Straits Times Managing Editor Han Fook Kwang penned a longish op-ed in the Sunday Times of 15 December 2013. While written in the wake of the riot that occurred a week earlier in Little India, the essay addresses wider concerns, calling for a more layered understanding of the men and women who come here to work, their backgrounds, aspirations and work conditions, and for a more self-reflective look at how Singapore engages with them.
It picks up a point that TWC2 has argued: “integration” which tends to connote a higher degree of social interaction and even some measure of cultural assimilation is a low-priority luxury:
[Foreign workers] know their stay here is transient, and prefer to be among themselves and do their own thing.
But even if Singaporeans do not want to mix with these communities, we ought to have a deeper understanding of who these people are, what brought them here, how they are doing and what issues they face.

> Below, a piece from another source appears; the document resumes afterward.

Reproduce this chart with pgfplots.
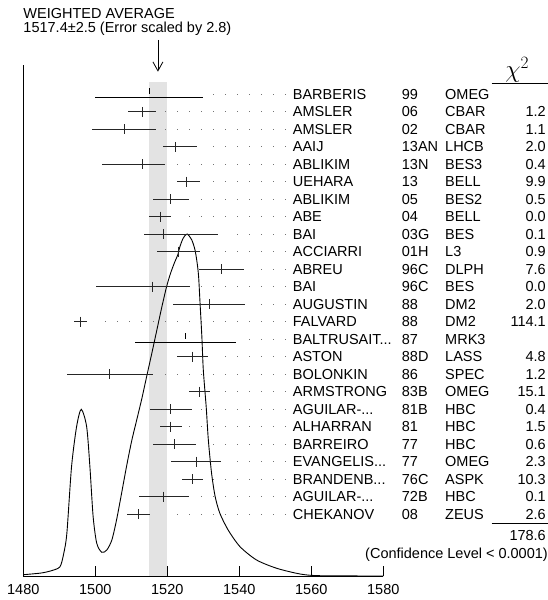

Citizens here take pride that this is a multiracial country without harmonious relations among races and say that this is a value that defines the nation.
But this claim rings hollow if they want to have nothing to do with, and care not about, the well-being of hundreds of thousands of workers from the different nationalities here — Indians, Bangladeshis, mainland Chinese, Filipinos, Thais and Indonesians.
— Sunday Times, 15 Dec 2013, A world apart and invisible?
The article goes on to point out that migrant workers aren’t the poorest of the poor from these countries. They tend to have completed school and some even have college degrees. They are here because despite the education they have received, job opportunities in their home countries aren’t good.
Han points out that workers are charged “exorbitant fees” by agents for their jobs here.
With a monthly salary which can be as low as $700, many have to take up to a year just to repay the loans they have had to incur.
Citing what he had learned from a conversation with TWC2, Han highlighted the chief issues faced by these workers, including unpaid salaries, unilateral deductions, and unauthorised work for other companies (i.e. deployed by their employers to other work locations).
One contentious issue that activists have raised is the law that binds a worker to the company that hires him. He cannot leave unless the company agrees to the request. If he quits, he will likely be sent back, which will be financially ruinous for most.
Critics argue that this makes workers vulnerable to exploitative companies, which know they have the upper hand in any dispute.
Han argues that as Singapore restructures its economy to operate at a higher level, “the role played by its large foreign workers’ population needs to be reviewed.” This aim will require the “right conditions and incentives” and a change in our attitudes.
But if we continue to treat them as low-skilled economic digits, with whom we want to have as little to do as possible, they will deliver accordingly.
Then we deserve to suffer the consequences.